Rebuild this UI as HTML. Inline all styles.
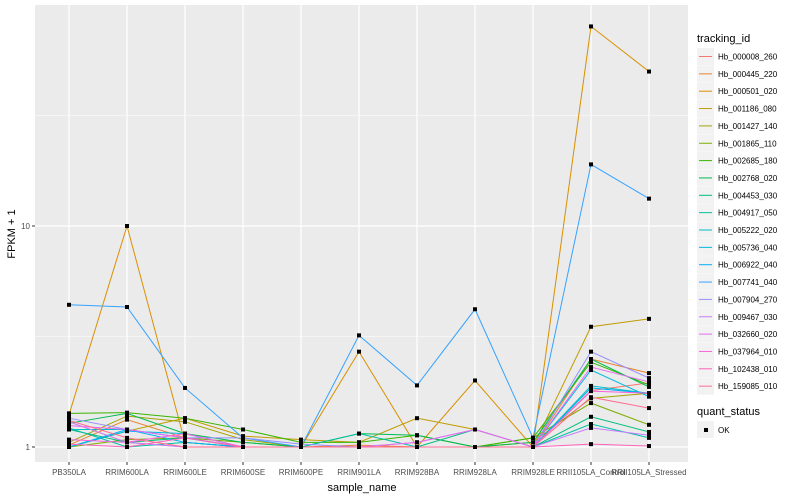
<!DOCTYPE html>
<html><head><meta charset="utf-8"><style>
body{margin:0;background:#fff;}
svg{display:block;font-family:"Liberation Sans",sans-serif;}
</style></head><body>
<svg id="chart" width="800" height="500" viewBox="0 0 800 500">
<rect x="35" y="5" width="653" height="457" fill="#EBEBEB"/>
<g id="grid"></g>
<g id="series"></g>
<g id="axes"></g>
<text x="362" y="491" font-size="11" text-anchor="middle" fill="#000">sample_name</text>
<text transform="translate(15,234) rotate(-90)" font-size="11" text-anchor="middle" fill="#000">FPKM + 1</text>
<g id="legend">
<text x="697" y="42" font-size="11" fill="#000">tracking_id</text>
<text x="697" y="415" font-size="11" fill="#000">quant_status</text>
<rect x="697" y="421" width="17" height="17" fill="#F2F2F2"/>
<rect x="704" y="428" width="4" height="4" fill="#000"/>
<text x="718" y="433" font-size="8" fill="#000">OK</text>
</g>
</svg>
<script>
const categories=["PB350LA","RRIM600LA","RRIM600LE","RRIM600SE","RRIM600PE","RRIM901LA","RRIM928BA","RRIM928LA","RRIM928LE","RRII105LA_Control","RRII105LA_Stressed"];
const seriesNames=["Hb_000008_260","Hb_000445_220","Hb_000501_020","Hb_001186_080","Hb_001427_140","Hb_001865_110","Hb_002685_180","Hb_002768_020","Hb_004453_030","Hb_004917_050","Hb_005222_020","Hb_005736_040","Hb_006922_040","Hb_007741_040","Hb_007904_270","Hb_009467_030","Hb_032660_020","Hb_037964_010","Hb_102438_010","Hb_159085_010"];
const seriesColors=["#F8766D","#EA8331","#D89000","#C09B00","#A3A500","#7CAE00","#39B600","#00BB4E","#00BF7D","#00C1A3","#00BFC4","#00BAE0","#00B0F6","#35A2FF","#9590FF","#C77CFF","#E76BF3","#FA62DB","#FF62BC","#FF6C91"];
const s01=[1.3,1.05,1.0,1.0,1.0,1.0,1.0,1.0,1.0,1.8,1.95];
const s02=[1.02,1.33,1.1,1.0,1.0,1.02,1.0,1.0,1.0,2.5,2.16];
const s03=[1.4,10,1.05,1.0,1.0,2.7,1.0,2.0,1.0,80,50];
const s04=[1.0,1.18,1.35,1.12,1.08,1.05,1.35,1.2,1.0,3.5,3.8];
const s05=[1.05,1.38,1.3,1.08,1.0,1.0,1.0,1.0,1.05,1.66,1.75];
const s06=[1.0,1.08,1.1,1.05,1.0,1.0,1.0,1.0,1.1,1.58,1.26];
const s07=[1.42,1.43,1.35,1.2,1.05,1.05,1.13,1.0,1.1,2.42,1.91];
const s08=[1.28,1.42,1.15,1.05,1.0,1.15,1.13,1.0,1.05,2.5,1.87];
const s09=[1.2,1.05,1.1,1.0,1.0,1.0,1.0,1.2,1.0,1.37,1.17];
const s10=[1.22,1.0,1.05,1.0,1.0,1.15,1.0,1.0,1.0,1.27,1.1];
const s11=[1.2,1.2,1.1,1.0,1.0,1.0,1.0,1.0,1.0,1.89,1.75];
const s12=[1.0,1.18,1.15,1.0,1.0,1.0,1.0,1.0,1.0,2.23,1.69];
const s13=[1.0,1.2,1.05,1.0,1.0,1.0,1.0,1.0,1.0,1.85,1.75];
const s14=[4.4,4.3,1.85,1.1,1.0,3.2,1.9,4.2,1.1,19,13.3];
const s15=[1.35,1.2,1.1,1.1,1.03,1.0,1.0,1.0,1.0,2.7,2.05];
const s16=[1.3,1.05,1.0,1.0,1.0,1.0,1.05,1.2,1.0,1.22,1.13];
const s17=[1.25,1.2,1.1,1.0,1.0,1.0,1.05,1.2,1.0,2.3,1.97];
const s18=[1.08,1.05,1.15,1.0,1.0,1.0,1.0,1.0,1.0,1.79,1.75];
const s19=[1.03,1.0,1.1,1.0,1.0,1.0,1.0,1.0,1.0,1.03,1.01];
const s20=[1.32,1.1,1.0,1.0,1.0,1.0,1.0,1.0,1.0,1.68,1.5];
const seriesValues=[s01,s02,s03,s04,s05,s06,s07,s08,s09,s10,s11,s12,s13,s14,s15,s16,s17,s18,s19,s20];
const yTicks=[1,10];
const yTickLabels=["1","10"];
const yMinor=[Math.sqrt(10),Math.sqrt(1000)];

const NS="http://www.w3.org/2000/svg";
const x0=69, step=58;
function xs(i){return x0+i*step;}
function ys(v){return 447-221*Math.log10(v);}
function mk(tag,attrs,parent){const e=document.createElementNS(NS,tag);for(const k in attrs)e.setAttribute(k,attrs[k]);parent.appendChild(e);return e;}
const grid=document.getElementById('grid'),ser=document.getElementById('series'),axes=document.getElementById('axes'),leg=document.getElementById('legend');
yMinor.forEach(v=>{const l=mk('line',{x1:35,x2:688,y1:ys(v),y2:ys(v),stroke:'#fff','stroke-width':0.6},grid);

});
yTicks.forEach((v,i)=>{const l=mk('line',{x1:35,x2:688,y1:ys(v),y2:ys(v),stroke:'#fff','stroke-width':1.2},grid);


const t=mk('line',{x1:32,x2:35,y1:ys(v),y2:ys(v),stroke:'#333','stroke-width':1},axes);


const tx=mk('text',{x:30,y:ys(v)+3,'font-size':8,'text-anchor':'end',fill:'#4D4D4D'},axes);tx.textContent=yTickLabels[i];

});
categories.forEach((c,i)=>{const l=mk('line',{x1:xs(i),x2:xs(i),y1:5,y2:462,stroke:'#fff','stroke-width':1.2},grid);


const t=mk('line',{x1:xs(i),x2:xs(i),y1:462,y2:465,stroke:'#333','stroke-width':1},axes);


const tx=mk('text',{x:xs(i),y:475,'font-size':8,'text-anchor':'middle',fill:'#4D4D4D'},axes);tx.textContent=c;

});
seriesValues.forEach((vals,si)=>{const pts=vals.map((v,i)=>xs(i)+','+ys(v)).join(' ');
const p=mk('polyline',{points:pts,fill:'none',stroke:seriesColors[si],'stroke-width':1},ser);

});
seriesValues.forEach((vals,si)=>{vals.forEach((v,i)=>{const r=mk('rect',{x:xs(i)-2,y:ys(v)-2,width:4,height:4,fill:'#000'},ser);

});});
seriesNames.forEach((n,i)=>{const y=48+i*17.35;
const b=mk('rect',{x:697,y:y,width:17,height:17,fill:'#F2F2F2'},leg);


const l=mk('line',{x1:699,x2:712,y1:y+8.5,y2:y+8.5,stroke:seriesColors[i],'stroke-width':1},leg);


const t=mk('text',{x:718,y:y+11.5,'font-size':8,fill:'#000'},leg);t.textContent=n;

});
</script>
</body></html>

──────────────────────────────

• _Exercise details_:
Reproduce all of the material exactly, apart from the pictures.

• _Output below_:
Rebuild this UI as HTML. Inline all styles.
<!DOCTYPE html>
<html><head><meta charset="utf-8"><style>
body{margin:0;background:#fff;}
svg{display:block;font-family:"Liberation Sans",sans-serif;}
</style></head><body>
<svg id="chart" width="800" height="500" viewBox="0 0 800 500">
<rect x="35" y="5" width="653" height="457" fill="#EBEBEB"/>
<g id="grid"></g>
<g id="series"></g>
<g id="axes"></g>
<text x="362" y="491" font-size="11" text-anchor="middle" fill="#000">sample_name</text>
<text transform="translate(15,234) rotate(-90)" font-size="11" text-anchor="middle" fill="#000">FPKM + 1</text>
<g id="legend">
<text x="697" y="42" font-size="11" fill="#000">tracking_id</text>
<text x="697" y="415" font-size="11" fill="#000">quant_status</text>
<rect x="697" y="421" width="17" height="17" fill="#F2F2F2"/>
<rect x="704" y="428" width="4" height="4" fill="#000"/>
<text x="718" y="433" font-size="8" fill="#000">OK</text>
</g>
</svg>
<script>
const categories=["PB350LA","RRIM600LA","RRIM600LE","RRIM600SE","RRIM600PE","RRIM901LA","RRIM928BA","RRIM928LA","RRIM928LE","RRII105LA_Control","RRII105LA_Stressed"];
const seriesNames=["Hb_000008_260","Hb_000445_220","Hb_000501_020","Hb_001186_080","Hb_001427_140","Hb_001865_110","Hb_002685_180","Hb_002768_020","Hb_004453_030","Hb_004917_050","Hb_005222_020","Hb_005736_040","Hb_006922_040","Hb_007741_040","Hb_007904_270","Hb_009467_030","Hb_032660_020","Hb_037964_010","Hb_102438_010","Hb_159085_010"];
const seriesColors=["#F8766D","#EA8331","#D89000","#C09B00","#A3A500","#7CAE00","#39B600","#00BB4E","#00BF7D","#00C1A3","#00BFC4","#00BAE0","#00B0F6","#35A2FF","#9590FF","#C77CFF","#E76BF3","#FA62DB","#FF62BC","#FF6C91"];
const s01=[1.3,1.05,1.0,1.0,1.0,1.0,1.0,1.0,1.0,1.8,1.95];
const s02=[1.02,1.33,1.1,1.0,1.0,1.02,1.0,1.0,1.0,2.5,2.16];
const s03=[1.4,10,1.05,1.0,1.0,2.7,1.0,2.0,1.0,80,50];
const s04=[1.0,1.18,1.35,1.12,1.08,1.05,1.35,1.2,1.0,3.5,3.8];
const s05=[1.05,1.38,1.3,1.08,1.0,1.0,1.0,1.0,1.05,1.66,1.75];
const s06=[1.0,1.08,1.1,1.05,1.0,1.0,1.0,1.0,1.1,1.58,1.26];
const s07=[1.42,1.43,1.35,1.2,1.05,1.05,1.13,1.0,1.1,2.42,1.91];
const s08=[1.28,1.42,1.15,1.05,1.0,1.15,1.13,1.0,1.05,2.5,1.87];
const s09=[1.2,1.05,1.1,1.0,1.0,1.0,1.0,1.2,1.0,1.37,1.17];
const s10=[1.22,1.0,1.05,1.0,1.0,1.15,1.0,1.0,1.0,1.27,1.1];
const s11=[1.2,1.2,1.1,1.0,1.0,1.0,1.0,1.0,1.0,1.89,1.75];
const s12=[1.0,1.18,1.15,1.0,1.0,1.0,1.0,1.0,1.0,2.23,1.69];
const s13=[1.0,1.2,1.05,1.0,1.0,1.0,1.0,1.0,1.0,1.85,1.75];
const s14=[4.4,4.3,1.85,1.1,1.0,3.2,1.9,4.2,1.1,19,13.3];
const s15=[1.35,1.2,1.1,1.1,1.03,1.0,1.0,1.0,1.0,2.7,2.05];
const s16=[1.3,1.05,1.0,1.0,1.0,1.0,1.05,1.2,1.0,1.22,1.13];
const s17=[1.25,1.2,1.1,1.0,1.0,1.0,1.05,1.2,1.0,2.3,1.97];
const s18=[1.08,1.05,1.15,1.0,1.0,1.0,1.0,1.0,1.0,1.79,1.75];
const s19=[1.03,1.0,1.1,1.0,1.0,1.0,1.0,1.0,1.0,1.03,1.01];
const s20=[1.32,1.1,1.0,1.0,1.0,1.0,1.0,1.0,1.0,1.68,1.5];
const seriesValues=[s01,s02,s03,s04,s05,s06,s07,s08,s09,s10,s11,s12,s13,s14,s15,s16,s17,s18,s19,s20];
const yTicks=[1,10];
const yTickLabels=["1","10"];
const yMinor=[Math.sqrt(10),Math.sqrt(1000)];

const NS="http://www.w3.org/2000/svg";
const x0=69, step=58;
function xs(i){return x0+i*step;}
function ys(v){return 447-221*Math.log10(v);}
function mk(tag,attrs,parent){const e=document.createElementNS(NS,tag);for(const k in attrs)e.setAttribute(k,attrs[k]);parent.appendChild(e);return e;}
const grid=document.getElementById('grid'),ser=document.getElementById('series'),axes=document.getElementById('axes'),leg=document.getElementById('legend');
yMinor.forEach(v=>{const l=mk('line',{x1:35,x2:688,y1:ys(v),y2:ys(v),stroke:'#fff','stroke-width':0.6},grid);

});
yTicks.forEach((v,i)=>{const l=mk('line',{x1:35,x2:688,y1:ys(v),y2:ys(v),stroke:'#fff','stroke-width':1.2},grid);


const t=mk('line',{x1:32,x2:35,y1:ys(v),y2:ys(v),stroke:'#333','stroke-width':1},axes);


const tx=mk('text',{x:30,y:ys(v)+3,'font-size':8,'text-anchor':'end',fill:'#4D4D4D'},axes);tx.textContent=yTickLabels[i];

});
categories.forEach((c,i)=>{const l=mk('line',{x1:xs(i),x2:xs(i),y1:5,y2:462,stroke:'#fff','stroke-width':1.2},grid);


const t=mk('line',{x1:xs(i),x2:xs(i),y1:462,y2:465,stroke:'#333','stroke-width':1},axes);


const tx=mk('text',{x:xs(i),y:475,'font-size':8,'text-anchor':'middle',fill:'#4D4D4D'},axes);tx.textContent=c;

});
seriesValues.forEach((vals,si)=>{const pts=vals.map((v,i)=>xs(i)+','+ys(v)).join(' ');
const p=mk('polyline',{points:pts,fill:'none',stroke:seriesColors[si],'stroke-width':1},ser);

});
seriesValues.forEach((vals,si)=>{vals.forEach((v,i)=>{const r=mk('rect',{x:xs(i)-2,y:ys(v)-2,width:4,height:4,fill:'#000'},ser);

});});
seriesNames.forEach((n,i)=>{const y=48+i*17.35;
const b=mk('rect',{x:697,y:y,width:17,height:17,fill:'#F2F2F2'},leg);


const l=mk('line',{x1:699,x2:712,y1:y+8.5,y2:y+8.5,stroke:seriesColors[i],'stroke-width':1},leg);


const t=mk('text',{x:718,y:y+11.5,'font-size':8,fill:'#000'},leg);t.textContent=n;

});
</script>
</body></html>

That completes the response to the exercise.